Die Wahrscheinlichkeit ist sehr groß, dass diese Menschen sich an einem
anderen Ort treffen. Die Alternative wäre wohl, den Park offen zu halten,
weiterhin die Möglichkeit zu bieten, Spaziergänge zu machen in einer
natürliche Ruhe ausstrahlenden Umgebung, zu erleben, dass man Mitmenschen
hat, auch wenn die halt in einer gewissen Distanz bleiben. Evtl. müsste die
Anzahl der Besucher begrenzt werden, Parkpersonal könnte angemessenes
Verhalten kontrollieren und dort, wo angezeigt, gleich vor Ort zur freundlichen
Aufklärung und so zur Gesundheitskompetenz beitragen.
Wenn wir nicht jegliches COVID-19-relevante Verhalten der Menschen regeln
können oder wollen, dann braucht es neben strukturellen Vorgaben die
(gesundheits-)kompetente Bevölkerung, die unter Einhaltung der wichtigen
Grundregeln (wo immer es geht Abstand halten und oft die Hände waschen)
entscheidet, wie sie diese Regeln in ihrem spezifischen Kontext am besten umsetzen
kann und so ihrer Mitverantwortung gerecht wird.
In der derzeitigen Krisensituation muss es in erster Linie darum gehen, die
Bevölkerung zielführend zu informieren und dazu zu bewegen, mit
richtigem Verhalten beizutragen, dass die Ansteckungsketten unterbrochen werden und
die aktuelle Krise überwunden wird. Es ist jedoch sehr wahrscheinlich, dass
wir zukünftig vermehrt mit ähnlichen Krisen wie die der
COVID-19-Infektionen werden umgehen müssen. Hinreichende und besonders auch
kritische Gesundheitskompetenz in unserer Bevölkerung wäre ein Teil
der Vorbereitung auf Zeiten, die wieder geprägt sein werden von unsicheren
Erkenntnisständen und komplexen Maßnahmen. Diese
Gesundheitskompetenz muss gelernt werden. Es wird die Aufgabe der Gesellschaft sein,
gute Bedingungen dazu zu schaffen, z. B. mit entsprechenden Anpassungen der
Lerninhalte in den Schulen. Kritische Gesundheitskompetenz im Sinne des
konstruktiv-kritischen Mitwirkens muss auch angewendet werden können.
Anwendungsfelder dazu sind z. B. die Mitgestaltung von
gesundheitsförderlichen Arbeitsplätzen oder Wohnanlagen. Ebenfalls
in diese Richtung gehen heute Projekte im Bereich der sog. „patient reported
experiences“, bei denen die Erfahrungen von Patientinnen und Patienten im
Gesundheitswesen systematisch erhoben und für Verbesserungen im System
genutzt werden können.
Derzeit macht Deutschland neue Erfahrung im Umgang mit einer weitreichenden Bedrohung
durch COVID-19. Auch in der aktuellen Krise liegt erhebliches Potenzial für
Lernerfahrung. Die politischen Entscheidungsträger müssen
z. B. sicherstellen, dass zukünftig bessere infektions- und
versorgungsepidemiologischen Daten sehr früh zur Verfügung stehen.

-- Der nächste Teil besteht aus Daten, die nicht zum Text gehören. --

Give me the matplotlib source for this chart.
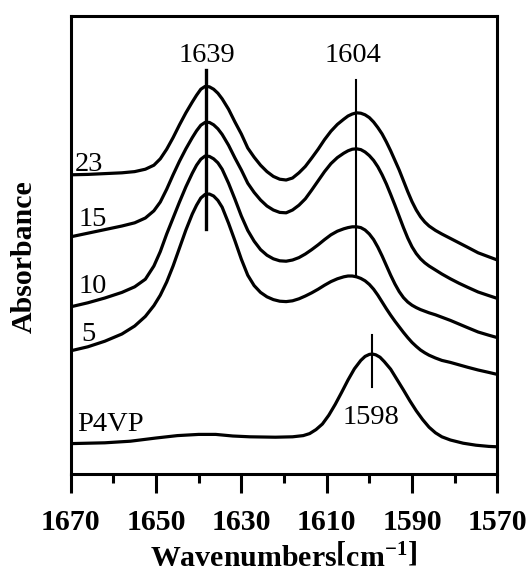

Nur so lassen sich Infektionsverläufe valide abbilden und die Erkenntnisse
daraus entscheidungsvorbereitend und entscheidungsbegleitenden nutzen.
Zugleich kann und muss aus den sozialen Dynamiken der Corona-Krise gelernt werden.
Wie sind die Institutionen und wie die Bürgerinnen und Bürger mit
der bedrohlichen Lage umgegangen? Es gilt, diese Erfahrungen der Bevölkerung
ernst zu nehmen, systematisch aufzuarbeiten und für die Vorbereitung auf
ähnliche Notstände zu nutzen, ganz im Sinne der Förderung
von mehr Gesundheitskompetenz und ihrer Nutzung bei aktuellen Gesundheitskrisen.